## AIM
Print, word for word, the opening line of the data below and every line after it through the line that contains "69, 75, 81]", but not the pictures.

------ INFORMATION SUPPLIED

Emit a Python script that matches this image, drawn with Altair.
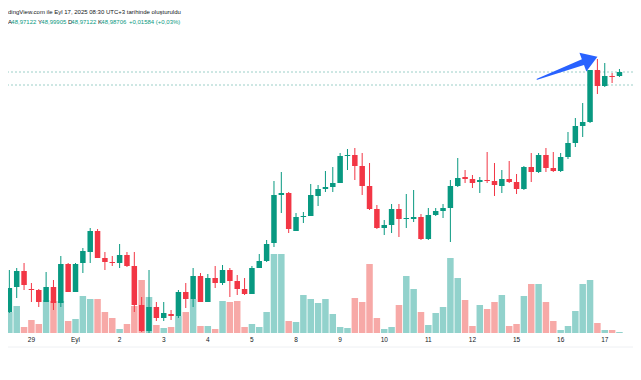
import altair as alt
import pandas as pd

# ---------------- data ----------------
day_labels = ["29", "Eyl", "2", "3", "4", "5", "8", "9", "10", "11", "12", "15", "16", "17"]
day_start_index = [3, 9, 15, 21, 27, 33, 39, 45, 51, 57, 63, 69, 75, 81]

open_ = [47.790, 47.915, 47.995, 47.905, 47.900, 47.840, 47.915, 47.835, 48.030, 47.890,
         48.035, 48.090, 48.195, 48.060, 48.040, 48.035, 48.075, 48.020, 47.825, 47.695,
         47.815, 47.760, 47.780, 47.770, 47.890, 47.855, 47.970, 47.840, 47.960, 47.935,
         48.000, 47.945, 47.905, 47.880, 48.010, 48.045, 48.135, 48.375, 48.385, 48.195,
         48.265, 48.270, 48.370, 48.405, 48.415, 48.435, 48.570, 48.575, 48.520, 48.420,
         48.305, 48.210, 48.225, 48.305, 48.255, 48.255, 48.265, 48.155, 48.275, 48.295,
         48.310, 48.420, 48.465, 48.455, 48.440, 48.450, 48.445, 48.420, 48.455, 48.440,
         48.405, 48.515, 48.490, 48.575, 48.510, 48.495, 48.565, 48.635, 48.720, 48.740,
         49.000, 48.920, 48.970, 48.970]
high = [48.000, 48.010, 48.035, 47.935, 47.905, 47.990, 47.950, 48.070, 48.035, 48.035,
        48.110, 48.210, 48.205, 48.090, 48.070, 48.130, 48.090, 48.090, 47.865, 48.000,
        47.840, 47.840, 47.800, 47.900, 47.935, 48.010, 47.985, 47.980, 48.020, 48.025,
        48.010, 47.975, 47.960, 48.020, 48.080, 48.150, 48.445, 48.490, 48.390, 48.285,
        48.290, 48.430, 48.425, 48.495, 48.515, 48.585, 48.605, 48.610, 48.585, 48.535,
        48.325, 48.250, 48.330, 48.330, 48.380, 48.400, 48.280, 48.310, 48.310, 48.330,
        48.450, 48.560, 48.500, 48.475, 48.465, 48.590, 48.535, 48.500, 48.545, 48.480,
        48.520, 48.585, 48.585, 48.610, 48.590, 48.585, 48.690, 48.760, 48.835, 49.000,
        49.055, 49.035, 48.985, 49.005]
low = [47.785, 47.860, 47.900, 47.840, 47.815, 47.840, 47.800, 47.815, 47.890, 47.890,
       47.985, 48.035, 48.060, 48.000, 48.020, 48.010, 48.015, 47.790, 47.690, 47.685,
       47.745, 47.745, 47.750, 47.760, 47.810, 47.815, 47.840, 47.840, 47.910, 47.925,
       47.865, 47.875, 47.875, 47.880, 48.010, 48.040, 48.115, 48.285, 48.185, 48.195,
       48.235, 48.270, 48.320, 48.390, 48.390, 48.435, 48.500, 48.450, 48.375, 48.300,
       48.205, 48.175, 48.185, 48.165, 48.210, 48.240, 48.150, 48.150, 48.270, 48.260,
       48.140, 48.415, 48.435, 48.410, 48.385, 48.435, 48.370, 48.385, 48.435, 48.380,
       48.400, 48.440, 48.485, 48.490, 48.490, 48.490, 48.555, 48.615, 48.665, 48.735,
       48.880, 48.915, 48.935, 48.965]
close = [47.910, 47.995, 47.925, 47.900, 47.840, 47.915, 47.835, 48.030, 47.890, 48.030,
         48.095, 48.195, 48.060, 48.040, 48.035, 48.075, 48.020, 47.825, 47.695, 47.815,
         47.760, 47.785, 47.770, 47.890, 47.855, 47.970, 47.840, 47.960, 47.935, 48.000,
         47.945, 47.905, 47.880, 48.010, 48.045, 48.130, 48.375, 48.385, 48.205, 48.265,
         48.270, 48.375, 48.405, 48.415, 48.435, 48.570, 48.575, 48.520, 48.420, 48.305,
         48.210, 48.225, 48.305, 48.255, 48.260, 48.265, 48.155, 48.275, 48.295, 48.310,
         48.420, 48.460, 48.455, 48.435, 48.450, 48.445, 48.425, 48.455, 48.440, 48.405,
         48.515, 48.490, 48.575, 48.510, 48.495, 48.565, 48.635, 48.720, 48.740, 49.000,
         48.920, 48.970, 48.965, 48.990]
volume = [21, 27, 6, 13, 9, 33, 32, 32, 12, 14,
          37, 34, 34, 21, 15, 4, 9, 27, 53, 36,
          8, 5, 6, 17, 21, 34, 7, 7, 4, 32,
          31, 32, 6, 9, 6, 21, 79, 79, 12, 11,
          38, 34, 30, 34, 19, 6, 5, 35, 31, 69,
          15, 4, 6, 28, 57, 44, 21, 8, 20, 26,
          75, 55, 33, 7, 28, 24, 31, 38, 7, 9,
          37, 49, 49, 31, 12, 3, 7, 22, 49, 53,
          10, 3, 3, 1]

price_lines = [48.990, 48.925]

# arrow drawing (candle index, price)
arrow_shaft_i = [71.8, 78.03]
arrow_shaft_p = [48.9535, 49.0395]
arrow_head_i = [78.22]
arrow_head_p = [49.042]

header_line1 = "dingView.com ile Eyl 17, 2025 08:30 UTC+3 tarihinde oluşturuldu"
header_parts = ["A", "48,97122", "Y", "48,99905", "D", "48,97122", "K", "48,98706", "+0,01584 (+0,03%)"]

# ---------------- styling ----------------
UP = "#089981"
DOWN = "#F23645"
VUP = "#92D2CC"
VDOWN = "#F7A9A7"
TXT = "#131722"
FONT = "Liberation Sans"
W, H = 625, 356

n = len(open_)
assert len(high) == n and len(low) == n and len(close) == n and len(volume) == n

df = pd.DataFrame({
    "i": list(range(n)), "open": open_, "high": high, "low": low,
    "close": close, "volume": volume,
})
df["ccol"] = [UP if c >= o else DOWN for o, c in zip(open_, close)]
df["vcol"] = [VUP if c >= o else VDOWN for o, c in zip(open_, close)]

xs = alt.Scale(domain=[0.4953, 84.163], nice=False, zero=False)
ps = alt.Scale(domain=[47.53, 49.31], nice=False, zero=False)
vs = alt.Scale(domain=[-31, 325], nice=False, zero=False)

base = alt.Chart(df)

vol = base.mark_bar(size=6.5, clip=True).encode(
    x=alt.X("i:Q", scale=xs, axis=None),
    y=alt.Y("volume:Q", scale=vs, axis=None),
    y2=alt.datum(0),
    color=alt.Color("vcol:N", scale=None),
)

lines = alt.Chart(pd.DataFrame({"p": price_lines})).mark_rule(
    color="#9CCFC8", strokeDash=[2, 2], strokeWidth=1
).encode(y=alt.Y("p:Q", scale=ps, axis=None))

wick = base.mark_rule(strokeWidth=1, clip=True).encode(
    x=alt.X("i:Q", scale=xs, axis=None),
    y=alt.Y("low:Q", scale=ps, axis=None),
    y2="high:Q",
    color=alt.Color("ccol:N", scale=None),
)

body = base.mark_bar(size=5.5, clip=True).encode(
    x=alt.X("i:Q", scale=xs, axis=None),
    y=alt.Y("open:Q", scale=ps, axis=None),
    y2="close:Q",
    color=alt.Color("ccol:N", scale=None),
)

shaft = alt.Chart(pd.DataFrame({"i": arrow_shaft_i, "p": arrow_shaft_p, "w": [1.0, 6.0]})).mark_trail(
    color="#2962FF"
).encode(
    x=alt.X("i:Q", scale=xs, axis=None),
    y=alt.Y("p:Q", scale=ps, axis=None),
    size=alt.Size("w:Q", scale=None, legend=None),
    order="i:Q",
)

head = alt.Chart(pd.DataFrame({"i": arrow_head_i, "p": arrow_head_p})).mark_point(
    shape="M1,0 L-0.107,-0.714 L-0.107,0.714 Z", size=784, angle=339.7,
    filled=True, opacity=1, color="#2962FF", strokeWidth=0
).encode(
    x=alt.X("i:Q", scale=xs, axis=None),
    y=alt.Y("p:Q", scale=ps, axis=None),
)

days = alt.Chart(pd.DataFrame({"i": day_start_index, "t": day_labels})).mark_text(
    font=FONT, fontSize=6.5, color=TXT, baseline="middle", align="center"
).encode(
    x=alt.X("i:Q", scale=xs, axis=None),
    y=alt.value(332),
    text="t:N",
)

bottom_line = alt.Chart(pd.DataFrame({"a": [0]})).mark_rule(color="#EEF0F3", strokeWidth=1).encode(
    x=alt.value(0), x2=alt.value(W), y=alt.value(339)
)

title1 = alt.Chart(pd.DataFrame({"t": [header_line1]})).mark_text(
    font=FONT, fontSize=6, color=TXT, align="left", baseline="middle"
).encode(x=alt.value(0), y=alt.value(4), text="t:N")

seg_x = [0, 3.3, 30, 33.3, 60, 63.3, 90, 93.3, 121]
seg_col = [TXT, UP, TXT, UP, TXT, UP, TXT, UP, UP]
segs = []
for txt, sx, sc in zip(header_parts, seg_x, seg_col):
    segs.append(
        alt.Chart(pd.DataFrame({"t": [txt]})).mark_text(
            font=FONT, fontSize=6, color=sc, align="left", baseline="middle"
        ).encode(x=alt.value(sx), y=alt.value(14), text="t:N")
    )

chart = alt.layer(
    vol, lines, bottom_line, wick, body, shaft, head, days, title1, *segs
).resolve_scale(y="independent").properties(
    width=W, height=H, padding=0, autosize=alt.AutoSizeParams(type="none"),
    background="white",
).configure_view(stroke=None)

chart.save("out.html", embed_options={"renderer": "svg", "actions": False})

------------

## EXERCISE OUTPUT
Emit a Python script that matches this image, drawn with Altair.
import altair as alt
import pandas as pd

# ---------------- data ----------------
day_labels = ["29", "Eyl", "2", "3", "4", "5", "8", "9", "10", "11", "12", "15", "16", "17"]
day_start_index = [3, 9, 15, 21, 27, 33, 39, 45, 51, 57, 63, 69, 75, 81]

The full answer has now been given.